Exercise:
Without the pictures, output the records below word for word.

Data rows:
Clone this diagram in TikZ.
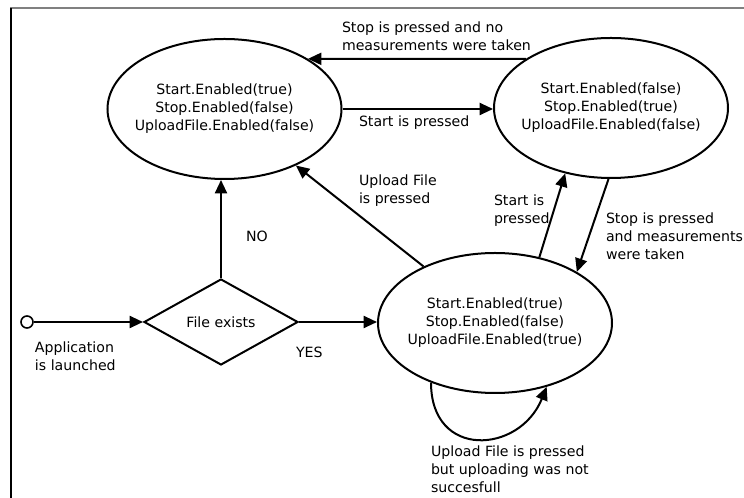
\documentclass[tikz,border=0pt]{standalone}
\usepackage{fontspec}
\setmainfont{DejaVu Sans}
\usetikzlibrary{arrows.meta, positioning, shapes.geometric}
\tikzset{%
	every state/.style={
		ellipse,
		draw,
		inner xsep=-10pt,
		inner ysep=0pt,
		minimum width=175.5pt,
		minimum height=105pt,
		align=center
	},
	decision/.style={
		diamond,
		draw,
		inner sep=0pt,
		minimum width=115.5pt,
		minimum height=64.5pt
	},
	start point/.style={
		circle,
		draw,
		line width=1.2pt,
		inner sep=0pt,
		minimum size=9pt
	},
	edge label/.style={
		anchor=west,
		align=left,
		inner sep=0pt
	},
}
\begin{document}
\begin{tikzpicture}[x=0.75pt, y=-0.75pt, line width=1.5pt, >={Triangle[length=10pt, width=9pt]}, font=\fontsize{10.6}{13.5}\selectfont]

			\useasboundingbox (0,0) rectangle (744,498);
			\draw [gray] (10,8.5) -- (744,8.5);
			\draw [black] (10.5,8) -- (10.5,498);

			\node [every state] (state-1) at (224.5,109) {Start.Enabled(true)\\Stop.Enabled(false)\\UploadFile.Enabled(false)};
			\node [every state] (state-2) at (611,108) {Start.Enabled(false)\\Stop.Enabled(true)\\UploadFile.Enabled(false)};
			\node [every state] (state-3) at (495,323) {Start.Enabled(true)\\Stop.Enabled(false)\\UploadFile.Enabled(true)};
			\node [decision] (check) at (221,322) {File exists};
			\node [start point] (launch) at (27,322) {};

			\draw [->] (launch) -- (check);
			\draw [->] (check.north) -- (check.north |- state-1.south);
			\draw [->] (check.east) -- (check.east -| state-3.west);
			\draw [->] (state-1.east) -- (state-1.east -| state-2.west);
			\draw [->] (state-2.150) -- (state-1.31);
			\draw [->] (state-3) -- (state-1);
			\draw [->] (state-3.56) -- (state-2.235);
			\draw [->] (state-2.268) -- (state-3.32);
			\draw [->] (state-3.223) .. controls +(0,77) and +(-27,67) .. (state-3.309);

			\foreach \n/\x/\y/\t in {
				stop-none/341/36/{Stop is pressed and no\\measurements were taken},
				start-1/358/123/{Start is pressed},
				upload/358/191/{Upload File\\is pressed},
				no/245/236/{NO},
				yes/295/352/{YES},
				launched/34/356/{Application\\is launched},
				start-2/493/211/{Start is\\pressed},
				stop-taken/605/236/{Stop is pressed\\and measurements\\were taken},
				upload-failed/430/469/{Upload File is pressed\\but uploading was not\\succesfull}}
			\node [edge label] (label-\n) at (\x,\y) {\t};

		\end{tikzpicture}
\end{document}
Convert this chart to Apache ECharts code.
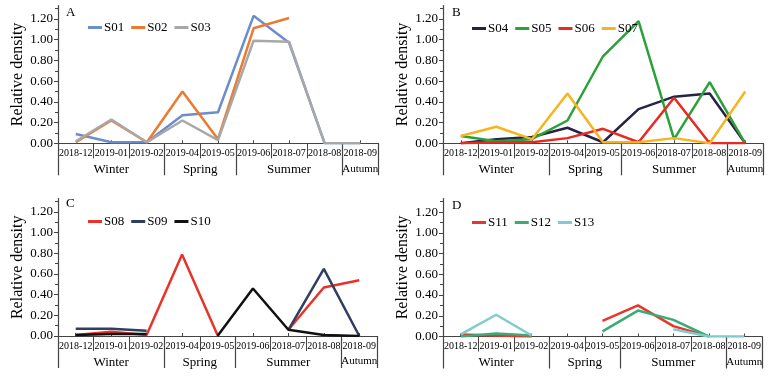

Written reply:
Clone this diagram in TikZ.
\documentclass[tikz,border=0pt]{standalone}
\usepackage{fontspec}
\setmainfont{DejaVu Sans}
\usetikzlibrary{arrows.meta, positioning, shapes.geometric}
\tikzset{%
	every state/.style={
		ellipse,
		draw,
		inner xsep=-10pt,
		inner ysep=0pt,
		minimum width=175.5pt,
		minimum height=105pt,
		align=center
	},
	decision/.style={
		diamond,
		draw,
		inner sep=0pt,
		minimum width=115.5pt,
		minimum height=64.5pt
	},
	start point/.style={
		circle,
		draw,
		line width=1.2pt,
		inner sep=0pt,
		minimum size=9pt
	},
	edge label/.style={
		anchor=west,
		align=left,
		inner sep=0pt
	},
}
\begin{document}
\begin{tikzpicture}[x=0.75pt, y=-0.75pt, line width=1.5pt, >={Triangle[length=10pt, width=9pt]}, font=\fontsize{10.6}{13.5}\selectfont]

			\useasboundingbox (0,0) rectangle (744,498);
			\draw [gray] (10,8.5) -- (744,8.5);
			\draw [black] (10.5,8) -- (10.5,498);

			\node [every state] (state-1) at (224.5,109) {Start.Enabled(true)\\Stop.Enabled(false)\\UploadFile.Enabled(false)};
			\node [every state] (state-2) at (611,108) {Start.Enabled(false)\\Stop.Enabled(true)\\UploadFile.Enabled(false)};
			\node [every state] (state-3) at (495,323) {Start.Enabled(true)\\Stop.Enabled(false)\\UploadFile.Enabled(true)};
			\node [decision] (check) at (221,322) {File exists};
			\node [start point] (launch) at (27,322) {};

			\draw [->] (launch) -- (check);
			\draw [->] (check.north) -- (check.north |- state-1.south);
			\draw [->] (check.east) -- (check.east -| state-3.west);
			\draw [->] (state-1.east) -- (state-1.east -| state-2.west);
			\draw [->] (state-2.150) -- (state-1.31);
			\draw [->] (state-3) -- (state-1);
			\draw [->] (state-3.56) -- (state-2.235);
			\draw [->] (state-2.268) -- (state-3.32);
			\draw [->] (state-3.223) .. controls +(0,77) and +(-27,67) .. (state-3.309);

			\foreach \n/\x/\y/\t in {
				stop-none/341/36/{Stop is pressed and no\\measurements were taken},
				start-1/358/123/{Start is pressed},
				upload/358/191/{Upload File\\is pressed},
				no/245/236/{NO},
				yes/295/352/{YES},
				launched/34/356/{Application\\is launched},
				start-2/493/211/{Start is\\pressed},
				stop-taken/605/236/{Stop is pressed\\and measurements\\were taken},
				upload-failed/430/469/{Upload File is pressed\\but uploading was not\\succesfull}}
			\node [edge label] (label-\n) at (\x,\y) {\t};

		\end{tikzpicture}
\end{document}
Convert this chart to Apache ECharts code.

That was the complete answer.